Photos by Rebeca
Some years ago Alejo Carpentier wrote a column which he called “Havana, A City of Columns.” The proliferation of colonnades along our major streets once caught the attention of anyone who visited the city, though they seem perfectly normal to those of us living here.
They protected us from the scorching sun and the torrential rains. You could walk under them almost uninterrupted along major thoroughfares such as Monte, Reina, Galiano, Belascoaín, Jesús del Monte and Jesús del Cerro except when you had to cross the street.
Today everything has changed. The columns have collapsed and with them many of the colonnades. Others have been closed to pedestrian traffic by residential and business occupants, who set up walls and metal fences as they see fit, in violation of regulations governing public ornamentation and city planning.
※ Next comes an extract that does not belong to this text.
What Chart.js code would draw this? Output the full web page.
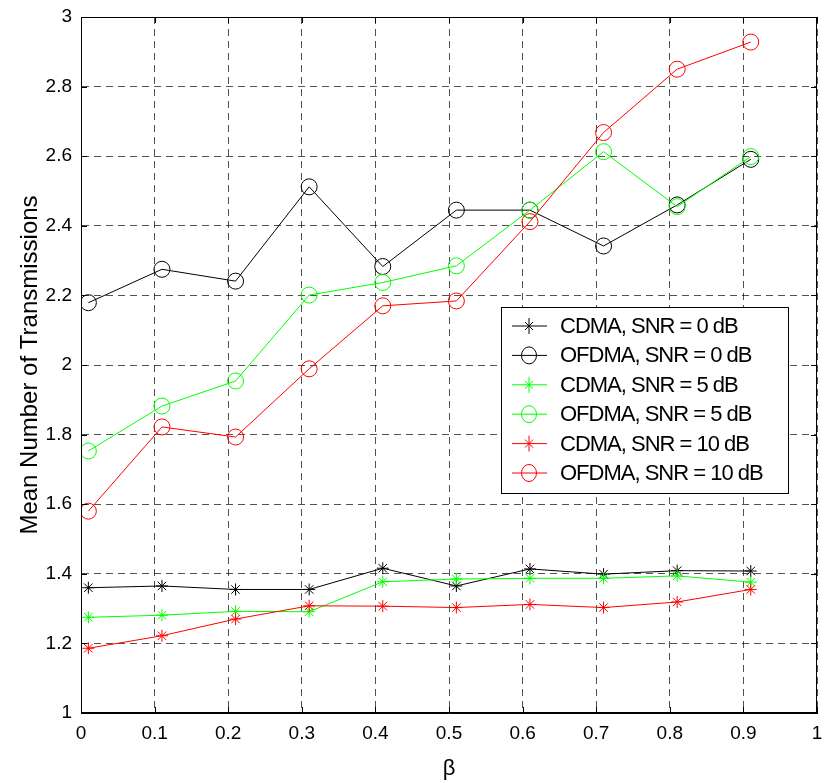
<!DOCTYPE html>
<html>
<head>
<meta charset="utf-8">
<script src="https://cdn.jsdelivr.net/npm/chart.js@4"></script>
<style>
  html, body { margin: 0; padding: 0; background: #fff; }
  #wrap { width: 826px; height: 783px; }
</style>
</head>
<body>
<div id="wrap"><canvas id="chart" width="826" height="783"></canvas></div>
<script>
const betaValues = [0.01, 0.11, 0.21, 0.31, 0.41, 0.51, 0.61, 0.71, 0.81, 0.91];

const cdma0 = [1.360, 1.365, 1.355, 1.355, 1.416, 1.365, 1.414, 1.399, 1.409, 1.408];
const ofdma0 = [2.179, 2.275, 2.241, 2.512, 2.283, 2.445, 2.445, 2.342, 2.460, 2.591];
const cdma5 = [1.275, 1.281, 1.292, 1.291, 1.377, 1.385, 1.387, 1.387, 1.394, 1.376];
const ofdma5 = [1.753, 1.882, 1.954, 2.201, 2.237, 2.285, 2.445, 2.613, 2.455, 2.599];
const cdma10 = [1.186, 1.222, 1.270, 1.308, 1.307, 1.303, 1.312, 1.303, 1.319, 1.355];
const ofdma10 = [1.580, 1.822, 1.793, 1.989, 2.170, 2.184, 2.412, 2.668, 2.850, 2.928];

const seriesLabels = [
    'CDMA, SNR = 0 dB', 'OFDMA, SNR = 0 dB',
    'CDMA, SNR = 5 dB', 'OFDMA, SNR = 5 dB',
    'CDMA, SNR = 10 dB', 'OFDMA, SNR = 10 dB'
];
const seriesValues = [cdma0, ofdma0, cdma5, ofdma5, cdma10, ofdma10];
const seriesColors = ['#000000', '#000000', '#00ff00', '#00ff00', '#ff0000', '#ff0000'];
const seriesMarkers = ['star', 'circle', 'star', 'circle', 'star', 'circle'];

const FONT = '"Liberation Sans", Arial, Helvetica, sans-serif';

function toPoints(vals) {
    return vals.map((v, i) => ({x: betaValues[i], y: v}));
}

const datasets = seriesValues.map((vals, i) => ({
    label: seriesLabels[i],
    data: toPoints(vals),
    borderColor: seriesColors[i],
    backgroundColor: 'rgba(0,0,0,0)',
    borderWidth: 1,
    pointStyle: seriesMarkers[i],
    pointRadius: seriesMarkers[i] === 'circle' ? 8 : 6,
    pointBorderWidth: 1,
    pointBorderColor: seriesColors[i],
    pointBackgroundColor: 'rgba(0,0,0,0)',
    tension: 0,
    fill: false,
    order: seriesValues.length - i
}));

// matlab style box, inward ticks and legend inside the axes
const boxAndLegend = {
    id: 'boxAndLegend',
    afterDatasetsDraw(chart) {
        const {ctx, chartArea: a, scales} = chart;
        ctx.save();
        ctx.strokeStyle = '#000';
        ctx.lineWidth = 1;
        ctx.setLineDash([]);
        ctx.strokeRect(a.left + 0.5, a.top + 0.5, a.right - a.left - 1, a.bottom - a.top - 1);

        ctx.beginPath();
        scales.x.ticks.forEach(t => {
            const px = Math.round(scales.x.getPixelForValue(t.value)) + 0.5;
            ctx.moveTo(px, a.bottom); ctx.lineTo(px, a.bottom - 6);
            ctx.moveTo(px, a.top); ctx.lineTo(px, a.top + 6);
        });
        scales.y.ticks.forEach(t => {
            const py = Math.round(scales.y.getPixelForValue(t.value)) + 0.5;
            ctx.moveTo(a.left, py); ctx.lineTo(a.left + 6, py);
            ctx.moveTo(a.right, py); ctx.lineTo(a.right - 6, py);
        });
        ctx.stroke();

        // legend
        const bx = 501, by = 307, bw = 287, bh = 186;
        ctx.fillStyle = '#fff';
        ctx.fillRect(bx, by, bw, bh);
        ctx.strokeRect(bx + 0.5, by + 0.5, bw, bh);
        ctx.font = '22px ' + FONT;
        ctx.letterSpacing = '-1px';
        ctx.textBaseline = 'middle';
        chart.data.datasets.forEach((ds, i) => {
            const y = by + 19 + i * 29.4;
            ctx.strokeStyle = ds.borderColor;
            ctx.beginPath();
            ctx.moveTo(512, y); ctx.lineTo(547, y);
            ctx.stroke();
            if (ds.pointStyle === 'circle') {
                ctx.beginPath();
                ctx.ellipse(529, y, 7.5, 8.5, 0, 0, Math.PI * 2);
                ctx.stroke();
            } else {
                ctx.beginPath();
                ctx.moveTo(529, y - 8); ctx.lineTo(529, y + 8);
                ctx.moveTo(525, y - 4); ctx.lineTo(533, y + 4);
                ctx.moveTo(533, y - 4); ctx.lineTo(525, y + 4);
                ctx.stroke();
            }
            ctx.fillStyle = '#000';
            ctx.fillText(ds.label, 560, y + 1);
        });
        ctx.restore();
    }
};

const ctx = document.getElementById('chart');

const chart = new Chart(ctx, {
    type: 'line',
    data: { datasets: datasets },
    options: {
        responsive: false,
        animation: false,
        layout: { padding: { left: 0, right: 9, top: 17, bottom: 0 } },
        plugins: {
            legend: { display: false },
            tooltip: { enabled: false }
        },
        scales: {
            x: {
                type: 'linear',
                min: 0,
                max: 1,
                afterFit: s => { s.height = 70; s.paddingLeft = 0; s.paddingRight = 0; },
                ticks: {
                    stepSize: 0.1,
                    color: '#000',
                    padding: 9,
                    maxRotation: 0,
                    font: { family: FONT, size: 19 },
                    callback: v => String(+v.toFixed(1))
                },
                grid: { color: 'rgba(0,0,0,0.68)', lineWidth: 1, drawTicks: false },
                border: { display: true, color: '#000', dash: [7, 5] },
                title: {
                    display: true,
                    text: 'β',
                    color: '#000',
                    font: { family: FONT, size: 22 },
                    padding: { top: 0, bottom: 1 }
                }
            },
            y: {
                min: 1,
                max: 3,
                afterFit: s => { s.width = 81; s.paddingTop = 0; s.paddingBottom = 0; },
                ticks: {
                    stepSize: 0.2,
                    color: '#000',
                    padding: 9,
                    font: { family: FONT, size: 19 },
                    callback: v => String(+v.toFixed(1))
                },
                grid: { color: 'rgba(0,0,0,0.68)', lineWidth: 1, drawTicks: false },
                border: { display: true, color: '#000', dash: [7, 5] },
                title: {
                    display: true,
                    text: 'Mean Number of Transmissions',
                    color: '#000',
                    font: { family: FONT, size: 24 },
                    padding: { top: 16, bottom: 0 }
                }
            }
        }
    },
    plugins: [boxAndLegend]
});
</script>
</body>
</html>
While this is troubling, what is even worse is that Havana is no longer the city of columns but rather the city of burglar bars. They are like marabou weed in the countryside, spreading everywhere. Bars of all types can found on residences, shops, businesses, schools, parks, fountains, cafes, restaurants and kiosks, disfiguring the city and making it seem like one big jail.
Paradoxically, when we were uneducated and poor — according to authorities — property was respected and there was no need for bars. Now that we are civilized and there is no poverty — again according to authorities — there is no respect for property and bars are everywhere.
As the saying goes, it seems the violin is for one thing and the guitar for quite another. The concept that everything belongs both to everyone and to no one is as complicated and difficult to understand as the mystery of the Holy Trinity. For your enjoyment, I have interspersed some photos of various types of metal bars.